● Exercise directions: Repeat the lines below exactly as they appear, but leave out the images.

— Begin —

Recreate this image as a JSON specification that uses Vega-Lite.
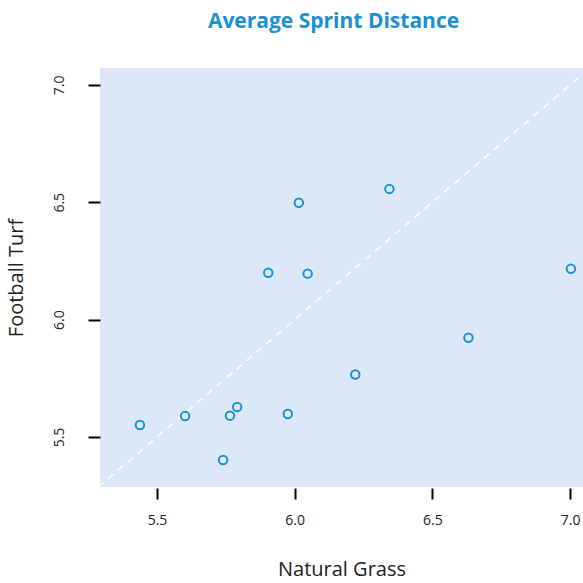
{
  "$schema": "https://vega.github.io/schema/vega-lite/v6.json",
  "autosize": "none",
  "width": 483,
  "height": 419,
  "padding": {"left": 100, "top": 68, "right": 0, "bottom": 96},
  "background": "white",
  "config": {
    "view": {"fill": "#dce8f7", "stroke": null},
    "font": "Open Sans"
  },
  "title": {
    "text": "Average Sprint Distance",
    "color": "#1a8fd2",
    "fontSize": 21,
    "fontWeight": "bold",
    "font": "Open Sans",
    "anchor": "middle",
    "frame": "group",
    "dx": -8,
    "offset": 36
  },
  "datasets": {
    "pts": [
      {"grass": 5.438, "turf": 5.551},
      {"grass": 5.602, "turf": 5.589},
      {"grass": 5.765, "turf": 5.591},
      {"grass": 5.791, "turf": 5.628},
      {"grass": 5.740, "turf": 5.402},
      {"grass": 5.904, "turf": 6.200},
      {"grass": 5.975, "turf": 5.598},
      {"grass": 6.015, "turf": 6.498},
      {"grass": 6.047, "turf": 6.196},
      {"grass": 6.220, "turf": 5.766},
      {"grass": 6.344, "turf": 6.557},
      {"grass": 6.631, "turf": 5.923},
      {"grass": 7.003, "turf": 6.217}
    ],
    "diag": [
      {"grass": 5.25, "turf": 5.25},
      {"grass": 7.1, "turf": 7.1}
    ]
  },
  "layer": [
    {
      "data": {"name": "diag"},
      "mark": {"type": "line", "color": "white", "strokeDash": [7, 6], "strokeWidth": 1.5, "clip": true},
      "encoding": {
        "x": {"field": "grass", "type": "quantitative"},
        "y": {"field": "turf", "type": "quantitative"}
      }
    },
    {
      "data": {"name": "pts"},
      "mark": {"type": "point", "shape": "circle", "filled": false, "color": "#1a93d3", "strokeWidth": 2, "size": 72, "opacity": 1},
      "encoding": {
        "x": {
          "field": "grass", "type": "quantitative",
          "scale": {"domain": [5.293, 7.047], "nice": false, "zero": false},
          "axis": {
            "title": "Natural Grass", "values": [5.5, 6.0, 6.5, 7.0], "format": ".1f",
            "domain": false, "grid": false, "tickColor": "black", "tickWidth": 2, "tickSize": 11, "offset": 1,
            "labelFontSize": 14, "labelColor": "#222", "labelPadding": 14,
            "titleFontSize": 20, "titleFontWeight": "normal", "titleColor": "#222", "titlePadding": 32
          }
        },
        "y": {
          "field": "turf", "type": "quantitative",
          "scale": {"domain": [5.287, 7.072], "nice": false, "zero": false},
          "axis": {
            "title": "Football Turf", "values": [5.5, 6.0, 6.5, 7.0], "format": ".1f",
            "domain": false, "grid": false, "tickColor": "black", "tickWidth": 2, "tickSize": 12, "offset": 0,
            "labelFontSize": 14, "labelColor": "#222", "labelAngle": 270, "labelAlign": "center", "labelBaseline": "bottom", "labelPadding": 22,
            "titleFontSize": 20, "titleFontWeight": "normal", "titleColor": "#222", "titlePadding": 26
          }
        }
      }
    }
  ]
}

— End —

● Response:
Recreate this image as a JSON specification that uses Vega-Lite.
{
  "$schema": "https://vega.github.io/schema/vega-lite/v6.json",
  "autosize": "none",
  "width": 483,
  "height": 419,
  "padding": {"left": 100, "top": 68, "right": 0, "bottom": 96},
  "background": "white",
  "config": {
    "view": {"fill": "#dce8f7", "stroke": null},
    "font": "Open Sans"
  },
  "title": {
    "text": "Average Sprint Distance",
    "color": "#1a8fd2",
    "fontSize": 21,
    "fontWeight": "bold",
    "font": "Open Sans",
    "anchor": "middle",
    "frame": "group",
    "dx": -8,
    "offset": 36
  },
  "datasets": {
    "pts": [
      {"grass": 5.438, "turf": 5.551},
      {"grass": 5.602, "turf": 5.589},
      {"grass": 5.765, "turf": 5.591},
      {"grass": 5.791, "turf": 5.628},
      {"grass": 5.740, "turf": 5.402},
      {"grass": 5.904, "turf": 6.200},
      {"grass": 5.975, "turf": 5.598},
      {"grass": 6.015, "turf": 6.498},
      {"grass": 6.047, "turf": 6.196},
      {"grass": 6.220, "turf": 5.766},
      {"grass": 6.344, "turf": 6.557},
      {"grass": 6.631, "turf": 5.923},
      {"grass": 7.003, "turf": 6.217}
    ],
    "diag": [
      {"grass": 5.25, "turf": 5.25},
      {"grass": 7.1, "turf": 7.1}
    ]
  },
  "layer": [
    {
      "data": {"name": "diag"},
      "mark": {"type": "line", "color": "white", "strokeDash": [7, 6], "strokeWidth": 1.5, "clip": true},
      "encoding": {
        "x": {"field": "grass", "type": "quantitative"},
        "y": {"field": "turf", "type": "quantitative"}
      }
    },
    {
      "data": {"name": "pts"},
      "mark": {"type": "point", "shape": "circle", "filled": false, "color": "#1a93d3", "strokeWidth": 2, "size": 72, "opacity": 1},
      "encoding": {
        "x": {
          "field": "grass", "type": "quantitative",
          "scale": {"domain": [5.293, 7.047], "nice": false, "zero": false},
          "axis": {
            "title": "Natural Grass", "values": [5.5, 6.0, 6.5, 7.0], "format": ".1f",
            "domain": false, "grid": false, "tickColor": "black", "tickWidth": 2, "tickSize": 11, "offset": 1,
            "labelFontSize": 14, "labelColor": "#222", "labelPadding": 14,
            "titleFontSize": 20, "titleFontWeight": "normal", "titleColor": "#222", "titlePadding": 32
          }
        },
        "y": {
          "field": "turf", "type": "quantitative",
          "scale": {"domain": [5.287, 7.072], "nice": false, "zero": false},
          "axis": {
            "title": "Football Turf", "values": [5.5, 6.0, 6.5, 7.0], "format": ".1f",
            "domain": false, "grid": false, "tickColor": "black", "tickWidth": 2, "tickSize": 12, "offset": 0,
            "labelFontSize": 14, "labelColor": "#222", "labelAngle": 270, "labelAlign": "center", "labelBaseline": "bottom", "labelPadding": 22,
            "titleFontSize": 20, "titleFontWeight": "normal", "titleColor": "#222", "titlePadding": 26
          }
        }
      }
    }
  ]
}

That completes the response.